Table 1 Correlation coefficients of MLPNN, RBFNN, and ANFIS results

The root-mean-squared error values obtained for the test data set are given in Fig. 9 and Table 2. When the results were analyzed, it can be seen that the lowest error value is obtained for four inputs for MLPNN and ANFIS and two inputs for RBFNN. The calculated correlation coefficients and RMSE values are well matched with each other at four inputs for MLPNN and ANFIS and at two inputs for RBFNN.

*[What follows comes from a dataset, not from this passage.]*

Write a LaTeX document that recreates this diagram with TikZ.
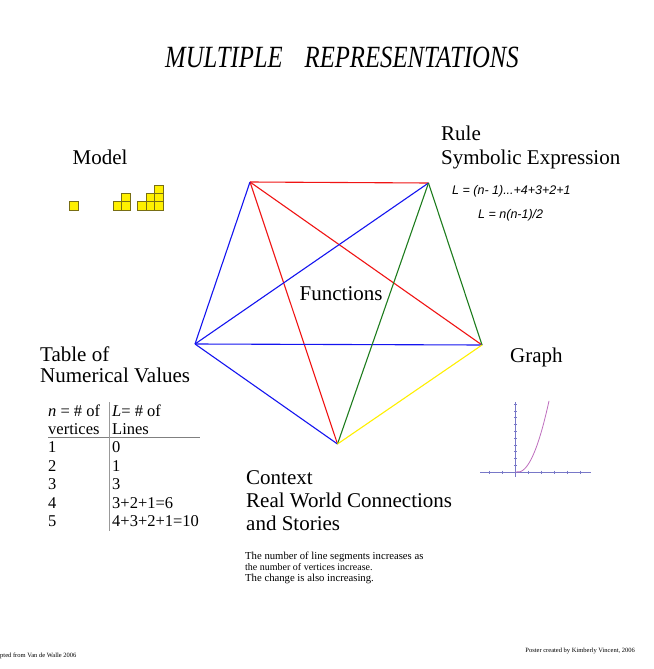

Table 2 RMSE values of predicted earthquake frequency data for MLPNN, RBFNN, and ANFIS

Conclusions

Western Turkey is one of the most seismically active regions in the world because of the approximately E–W trending grabens and their basin-bounding active normal faults. There have been many historical and recent major earthquakes along these graben systems. For the prediction of the earthquakes and the determination of the tectonic features of the region, different techniques were applied to seismological data. In this study, MLPNN, RBFNN, and ANFIS have been applied to the earthquake catalog data of Western Turkey. The networks were trained and tested for various numbers of consecutive inputs, up to 6. The correlation coefficient values were estimated to be in a range of 0.18–0.38 for MLPNN, 0.17–0.44 for ANFIS, and 0.3–0.93 for RBFNN. The RMSE values are between 39.6 and 57.3 for MLPNN, 33.7 and 45.6 for ANFIS, and 13.8 and 38.8 for RBFNN. When the results obtained are analyzed, it can be seen that four consecutive inputs for MLPNN and ANFIS and two consecutive inputs for RBFNN are more accurate. The test results show that the RMSE values of RBFNN are lower than the MLPNN and ANFIS results. When the MLPNN and ANFIS results are compared, besides similar results, ANFIS may be evaluated better than MLPNN. RBFNN gave better results when compared with the other two methods. Therefore, it can be said that RBFNN provides a better prediction for the monthly earthquake frequency data of the region.